On the 16th of November John Cottingham spoke on the topic 'Morality and the Transcendent' at the ongoing seminar series on the theme of supernaturalism organised by the Humane Philosophy Project and the Ian Ramsey Centre for Science and Religion.

Video footage of this event can be found at the media page.

John Cottingham is Professor Emeritus of Philosophy at the University of Reading, Professorial Research Fellow of Heythrop College, University of London, Visiting Professor at Kings College London, and an Honorary Fellow of St John’s College, Oxford. He is the author of many books and articles on early-modern philosophy, and on modern ethics and philosophy of religion. His most recent books are Philosophy of Religion: Towards a More Humane Approach (Cambridge, 2014), and How to Believe (Bloomsbury, 2015). http://www.johncottingham.co.uk

Abstract: ‘Ethics is transcendental.’ So Wittgenstein remarked in the closing pages of the Tractatus. He also associated morality with the mystical. Many modern ethicists have taken a much more down-to-earth view of moral discourse, either reducing it to a mere projection of our preferences, or else attempting to ground it in some aspect of the natural world studied by science.

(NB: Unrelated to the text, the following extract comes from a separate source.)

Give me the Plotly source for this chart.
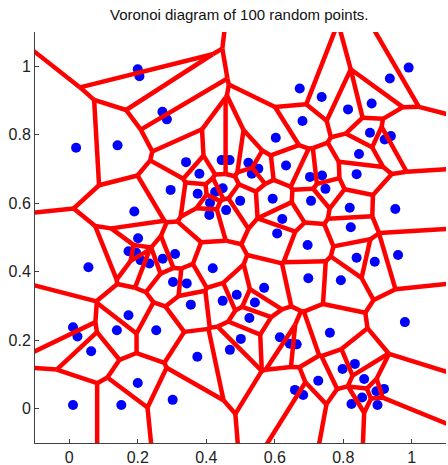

But naturalistic theories of ethics offer too many hostages to contingency, while alternative contemporary ‘non-naturalist’ approaches cannot easily reconcile the normative power of morality with their conception of what the world is ultimately like. For the theist, by contrast, the mysterious authority of moral demands invites us to interpret them as stemming from the transcendent source of morality that is God. The paper ends however by voicing reservations about characterising such a position in terms of the ‘supernatural’.